* Exercise: Only the lines from the top of the listing below to the line that has "(0,0) rectangle (942,580);" should be echoed, with both ends kept and pictures left out.

※

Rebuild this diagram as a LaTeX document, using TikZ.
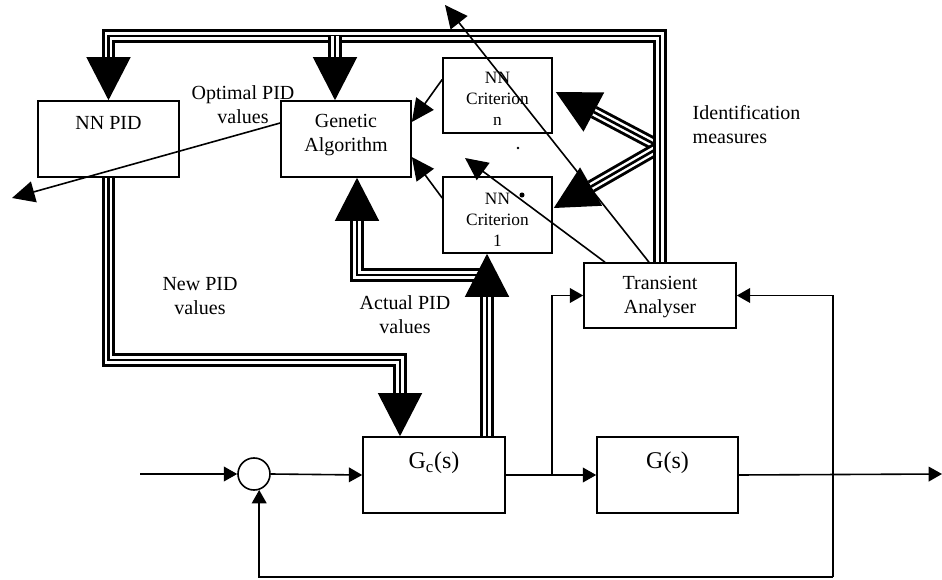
\documentclass[tikz,border=0pt]{standalone}
\usepackage{fontspec}
\setmainfont{Liberation Serif}
\usetikzlibrary{arrows.meta,calc}
\begin{document}
\begin{tikzpicture}[x=0.75pt,y=-0.75pt,
  box/.style={draw, line width=1.2pt, rectangle, inner sep=0pt},
  txt/.style={font=\fontsize{15}{18}\selectfont, align=center},
  smalltxt/.style={font=\fontsize{13}{15.75}\selectfont, align=center},
  bigtxt/.style={font=\fontsize{18}{21}\selectfont, align=center},
  triple/.style={draw=white, line width=5.6pt,
     preaction={draw=black, line width=10pt},
     postaction={draw=black, line width=2pt}},
  bigarrow/.style={line width=1pt, -{Triangle[length=32.25pt,width=33pt]}},
  marrow/.style={line width=1.2pt, -{Triangle[length=17pt,width=16pt]}},
  sarrow/.style={line width=1.2pt, -{Triangle[length=10pt,width=11pt]}},
  sline/.style={line width=1.2pt}]
\useasboundingbox (0,0) rectangle (942,580);

% boxes
\node[box, minimum width=141*0.75pt, minimum height=76*0.75pt,
  label={[txt,yshift=12pt]center:NN PID}] (nnpid) at (108.5,139) {};
\node[box, minimum width=130*0.75pt, minimum height=76*0.75pt,
  label={[txt,yshift=3pt]center:Genetic\\Algorithm}] (ga) at (346,139) {};
\node[box, minimum width=109*0.75pt, minimum height=75*0.75pt,
  label={[smalltxt,yshift=-2.6pt]center:NN\\Criterion\\n}] (critn) at (497.5,95.5) {};
\node[box, minimum width=109*0.75pt, minimum height=76*0.75pt,
  label={[smalltxt,yshift=-3.75pt]center:NN\\Criterion\\1}] (crit1) at (497.5,215) {};
\node[box, minimum width=152*0.75pt, minimum height=65*0.75pt,
  label={[txt,yshift=-1.5pt]center:Transient\\Analyser}] (trans) at (660,295.5) {};
\node[box, minimum width=142*0.75pt, minimum height=76*0.75pt,
  label={[bigtxt,yshift=9pt]center:G\textsubscript{c}(s)}] (gc) at (434,475) {};
\node[box, minimum width=141*0.75pt, minimum height=76*0.75pt,
  label={[bigtxt,yshift=9pt]center:G(s)}] (g) at (667.5,475) {};
\node[draw, circle, line width=1.2pt, minimum size=24pt, inner sep=0pt] (sum) at (254,474) {};

% coordinates
\coordinate (in) at (140,474);
\coordinate (out) at (942,474);
\coordinate (br) at (552,474);
\coordinate (fb) at (833,577);
\coordinate (bustl) at (108.5,36);
\coordinate (nnbase) at ($(nnpid.north)+(0,-43)$);
\coordinate (gatop) at ($(ga.north)+(-11,0)$);
\coordinate (gabase) at ($(gatop)+(0,-43)$);
\coordinate (newc) at (108.5,360);
\coordinate (gctop) at ($(gc.north)+(-34,0)$);
\coordinate (gcbase) at ($(gctop)+(0,-43)$);
\coordinate (gcout) at ($(gc.north)+(53,0)$);
\coordinate (c1bot) at (crit1.south -| gcout);
\coordinate (c1base) at ($(c1bot)+(0,43)$);
\coordinate (actj) at (487,275);
\coordinate (gabot) at ($(ga.south)+(11,0)$);
\coordinate (gabbase) at ($(gabot)+(0,43)$);
\coordinate (idm) at (660,147);
\coordinate (tn) at ($(critn.east)+(3,-3.5)$);
\coordinate (t1) at ($(crit1.east)+(1,-7)$);
\coordinate (bn) at ($(tn)!32.25pt!(idm)$);
\coordinate (b1) at ($(t1)!32.25pt!(idm)$);
\coordinate (optend) at (12,198);
\coordinate (lt1) at (445,5);
\coordinate (lt2) at (465,158);

% main loop
\draw[sarrow] (in) -- (sum.west);
\draw[sarrow] (sum.east) -- (gc.west);
\draw[sarrow] (gc.east) -- (g.west);
\draw[sarrow] (g.east) -- (out);
\draw[sarrow] (br) |- (trans.west);
\draw[sarrow] (fb) |- (trans.east);
\draw[sarrow] (fb) -| (sum.-72);

% triple connectors
\draw[triple] (idm) -- (bn);
\draw[bigarrow] (bn) -- (tn);
\draw[triple] (idm) -- (b1);
\draw[bigarrow] (b1) -- (t1);
\draw[triple] (trans.north) |- (bustl) -- (nnbase);
\draw[bigarrow] (nnbase) -- (nnpid.north);
\draw[triple] (gatop |- bustl) -- (gabase);
\draw[bigarrow] (gabase) -- (gatop);
\draw[triple] (nnpid.south) -- (newc) -| (gcbase);
\draw[bigarrow] (gcbase) -- (gctop);
\draw[triple] (actj) -| (gabbase);
\draw[bigarrow] (gabbase) -- (gabot);
\draw[triple] (gcout) -- (c1base);
\draw[bigarrow] (c1base) -- (c1bot);

% thin arrows
\draw[marrow] ($(ga.west)+(0,-16)$) -- (optend);
\draw[marrow] ($(critn.west)+(0,-16)$) -- ($(ga.east)+(0,-17)$);
\draw[marrow] ($(crit1.west)+(0,-17)$) -- ($(ga.east)+(0,18)$);
\draw[marrow] ($(trans.north)+(-11,0)$) -- (lt1);
\draw[marrow] ($(trans.north)+(-55,0)$) -- (lt2);

% dots
\fill (518,148) circle (1pt);
\fill (522,195) circle (1.9pt);

% labels
\node[txt] (optl) at (243,105) {Optimal PID\\values};
\node[txt] (newl) at (200,296) {New PID\\values};
\node[txt] (actl) at (405,315) {Actual PID\\values};
\node[txt, align=left, anchor=west] (idl) at (688,124.5) {Identification\\measures};
\end{tikzpicture}
\end{document}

※

* Output for this task:
Rebuild this diagram as a LaTeX document, using TikZ.
\documentclass[tikz,border=0pt]{standalone}
\usepackage{fontspec}
\setmainfont{Liberation Serif}
\usetikzlibrary{arrows.meta,calc}
\begin{document}
\begin{tikzpicture}[x=0.75pt,y=-0.75pt,
  box/.style={draw, line width=1.2pt, rectangle, inner sep=0pt},
  txt/.style={font=\fontsize{15}{18}\selectfont, align=center},
  smalltxt/.style={font=\fontsize{13}{15.75}\selectfont, align=center},
  bigtxt/.style={font=\fontsize{18}{21}\selectfont, align=center},
  triple/.style={draw=white, line width=5.6pt,
     preaction={draw=black, line width=10pt},
     postaction={draw=black, line width=2pt}},
  bigarrow/.style={line width=1pt, -{Triangle[length=32.25pt,width=33pt]}},
  marrow/.style={line width=1.2pt, -{Triangle[length=17pt,width=16pt]}},
  sarrow/.style={line width=1.2pt, -{Triangle[length=10pt,width=11pt]}},
  sline/.style={line width=1.2pt}]
\useasboundingbox (0,0) rectangle (942,580);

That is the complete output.